** To be done **
Print nothing but the lines from the start of the listing below through the line that contains "(890,240) -- cycle;". Do not include the pictures.

** Dataset section **
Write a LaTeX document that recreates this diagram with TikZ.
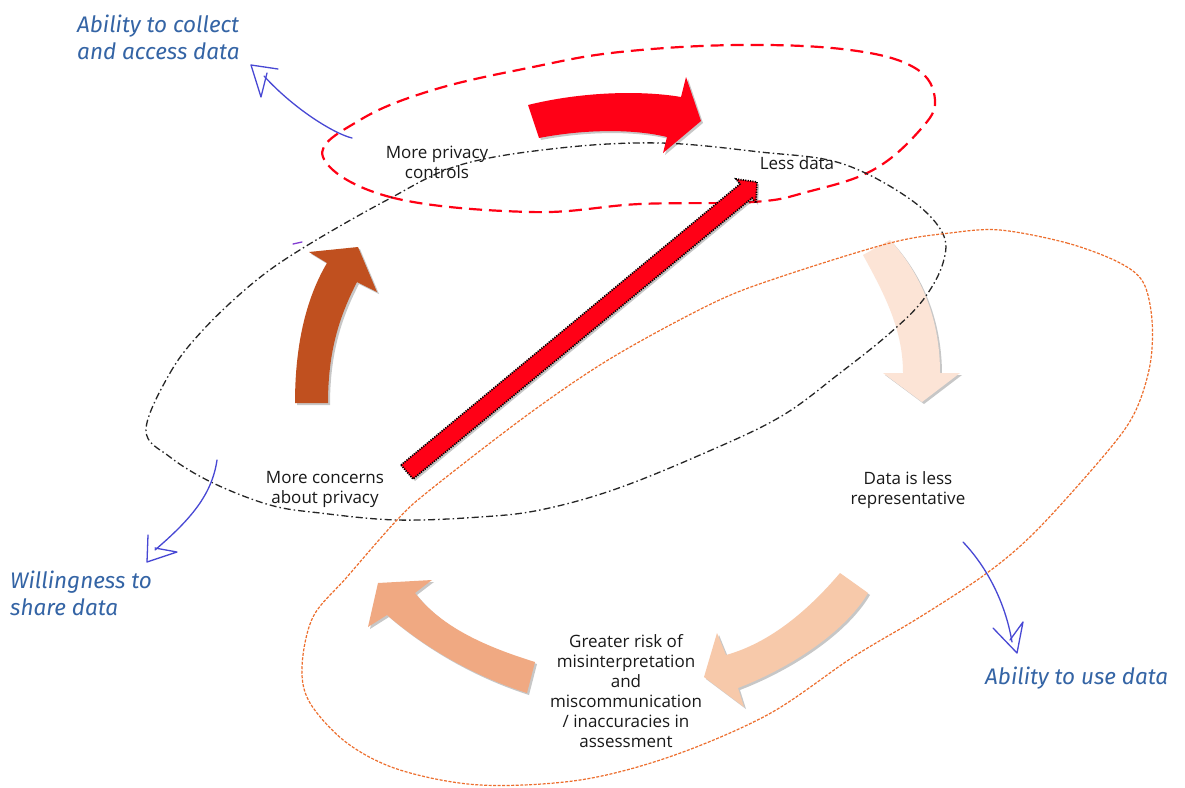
\documentclass[tikz,border=0pt]{standalone}
\usepackage{fontspec}
\setmainfont{Open Sans}
\newfontfamily\hand{Fira Sans}
\usetikzlibrary{shadows}
\definecolor{redarr}{RGB}{255,0,22}
\definecolor{brownarr}{RGB}{192,80,31}
\definecolor{peach}{RGB}{252,228,214}
\definecolor{salmonlt}{RGB}{247,201,170}
\definecolor{salmon}{RGB}{240,169,130}
\definecolor{orangeline}{RGB}{237,110,45}
\definecolor{redline}{RGB}{255,0,20}
\definecolor{bluepen}{RGB}{72,72,212}
\definecolor{bluetext}{RGB}{52,100,165}
\definecolor{purplepen}{RGB}{130,60,210}
\tikzset{
  blockarrow/.style={draw=none, drop shadow={shadow xshift=2pt, shadow yshift=-2pt, opacity=0.22, fill=black}},
  lbl/.style={inner sep=0pt, align=center, font=\fontsize{17}{20}\selectfont, text=black!90},
  handlbl/.style={inner sep=0pt, align=left, font=\hand\itshape\fontsize{22.5}{27}\selectfont, text=bluetext},
  pen/.style={draw=bluepen, line width=1.3pt, line cap=round, line join=round},
  redloop/.style={draw=redline, line width=2.2pt, dash pattern=on 13pt off 7pt},
  blackloop/.style={draw=black!85, line width=1.3pt, dash pattern=on 7pt off 3pt on 1.5pt off 3pt},
  orangeloop/.style={draw=orangeline, line width=1.2pt, dash pattern=on 3pt off 1.5pt},
}
\begin{document}
\begin{tikzpicture}[x=1pt,y=-1pt]
\useasboundingbox (0,0) rectangle (1185,787);
\fill[white] (0,0) rectangle (1185,787);

% peach arrow (under the loops)
\path[blockarrow, fill=peach] (863,255) .. controls (885,295) and (903,330) .. (903,373)
  -- (883,373) -- (922,402) -- (960,373) -- (940,373)
  .. controls (940,320) and (922,275) .. (890,240) -- cycle;

% loops
\draw[redloop] plot[smooth cycle, tension=0.65] coordinates {
 (323,157) (390,197) (530,212) (640,204) (753,202) (807,192) (873,170) (920,130)
 (935,100) (915,68) (850,50) (740,45) (620,52) (533,67) (433,90) (360,120)};
\draw[blackloop] plot[smooth cycle, tension=0.6] coordinates {
 (146,430) (170,373) (203,330) (253,283) (303,248) (387,200) (460,165) (560,148)
 (660,143) (760,152) (840,163) (907,197) (942,232) (943,263) (923,300) (890,333)
 (840,373) (780,417) (700,455) (613,490) (540,510) (480,517) (397,520) (320,513)
 (270,505) (213,483) (170,457)};
\draw[orangeloop] plot[smooth cycle, tension=0.55] coordinates {
 (1000,230) (1067,243) (1118,262) (1143,282) (1152,320) (1150,365) (1135,412) (1107,452)
 (1037,530) (987,573) (920,617) (853,657) (769,714) (672,756) (580,780) (480,785)
 (400,770) (347,743) (310,703) (302,667) (313,617) (347,577) (397,520) (430,490)
 (530,413) (613,357) (713,303) (780,277) (890,243) (950,233)};

% block arrows
\path[blockarrow, fill=redarr] (528,105) .. controls (580,92) and (640,90) .. (681,97)
  -- (686,77) -- (701,121) -- (663,153) -- (667,137)
  .. controls (630,128) and (580,130) .. (539,138) -- cycle;
\path[blockarrow, fill=brownarr] (295,403) .. controls (295,340) and (308,295) .. (327,263)
  -- (309,252) -- (358,247) -- (377,292) -- (357,282)
  .. controls (340,315) and (328,350) .. (328,403) -- cycle;
\path[blockarrow, fill=salmonlt] (840,573) .. controls (800,620) and (762,645) .. (726,655)
  -- (717,633) -- (704,677) -- (744,707) -- (738,688)
  .. controls (790,668) and (845,632) .. (868,593) -- cycle;
\path[blockarrow, fill=salmon] (535,662) .. controls (480,645) and (440,625) .. (415,593)
  -- (432,580) -- (378,583) -- (368,627) -- (387,615)
  .. controls (430,652) and (480,678) .. (527,693) -- cycle;

% diagonal arrow
\path[blockarrow, fill=redarr] (401,465) -- (740,184) -- (736,179) -- (757,182)
  -- (756,203) -- (752,198) -- (413,479) -- cycle;
\draw[black, line width=1.7pt, dash pattern=on 1.2pt off 1.2pt] (401,465) -- (740,184) -- (736,179) -- (757,182)
  -- (756,203) -- (752,198) -- (413,479) -- cycle;

% text labels
\node[lbl] (privctl) at (437,162) {More privacy\\controls};
\node[lbl] (lessdata) at (797,163) {Less data};
\node[lbl] (concerns) at (325,489) {More concerns\\about privacy};
\node[lbl] (represent) at (908,490) {Data is less\\representative};
\node[lbl] (risk) at (626,691) {Greater risk of\\misinterpretation\\and\\miscommunication\\/ inaccuracies in\\assessment};

\node[handlbl, anchor=west] (collect) at (77,37) {Ability to collect\\and access data};
\node[handlbl, anchor=west] (willing) at (10,593) {Willingness to\\share data};
\node[handlbl, anchor=west] (usedata) at (985,678) {Ability to use data};

% hand-drawn pointers
\coordinate (p1s) at (352,138);
\coordinate (p1e) at (264,76);
\draw[pen] (p1s) .. controls (335,134) and (295,110) .. (p1e);
\draw[pen] (278,69) -- (251,65) -- (261,97) -- (267,73);

\coordinate (p2s) at (217,460);
\coordinate (p2e) at (155,550);
\draw[pen] (p2s) .. controls (212,495) and (190,520) .. (p2e);
\draw[pen] (148,535) -- (147,562) -- (177,552) -- (155,548);

\coordinate (p3s) at (963,542);
\coordinate (p3e) at (1012,642);
\draw[pen] (p3s) .. controls (985,565) and (1005,600) .. (p3e);
\draw[pen] (993,628) -- (1017,653) -- (1023,622) -- (1010,640);

\draw[draw=purplepen, line width=1.3pt, line cap=round] (293,244) -- (302,242);
\end{tikzpicture}
\end{document}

** Exercise answer **
Write a LaTeX document that recreates this diagram with TikZ.
\documentclass[tikz,border=0pt]{standalone}
\usepackage{fontspec}
\setmainfont{Open Sans}
\newfontfamily\hand{Fira Sans}
\usetikzlibrary{shadows}
\definecolor{redarr}{RGB}{255,0,22}
\definecolor{brownarr}{RGB}{192,80,31}
\definecolor{peach}{RGB}{252,228,214}
\definecolor{salmonlt}{RGB}{247,201,170}
\definecolor{salmon}{RGB}{240,169,130}
\definecolor{orangeline}{RGB}{237,110,45}
\definecolor{redline}{RGB}{255,0,20}
\definecolor{bluepen}{RGB}{72,72,212}
\definecolor{bluetext}{RGB}{52,100,165}
\definecolor{purplepen}{RGB}{130,60,210}
\tikzset{
  blockarrow/.style={draw=none, drop shadow={shadow xshift=2pt, shadow yshift=-2pt, opacity=0.22, fill=black}},
  lbl/.style={inner sep=0pt, align=center, font=\fontsize{17}{20}\selectfont, text=black!90},
  handlbl/.style={inner sep=0pt, align=left, font=\hand\itshape\fontsize{22.5}{27}\selectfont, text=bluetext},
  pen/.style={draw=bluepen, line width=1.3pt, line cap=round, line join=round},
  redloop/.style={draw=redline, line width=2.2pt, dash pattern=on 13pt off 7pt},
  blackloop/.style={draw=black!85, line width=1.3pt, dash pattern=on 7pt off 3pt on 1.5pt off 3pt},
  orangeloop/.style={draw=orangeline, line width=1.2pt, dash pattern=on 3pt off 1.5pt},
}
\begin{document}
\begin{tikzpicture}[x=1pt,y=-1pt]
\useasboundingbox (0,0) rectangle (1185,787);
\fill[white] (0,0) rectangle (1185,787);

% peach arrow (under the loops)
\path[blockarrow, fill=peach] (863,255) .. controls (885,295) and (903,330) .. (903,373)
  -- (883,373) -- (922,402) -- (960,373) -- (940,373)
  .. controls (940,320) and (922,275) .. (890,240) -- cycle;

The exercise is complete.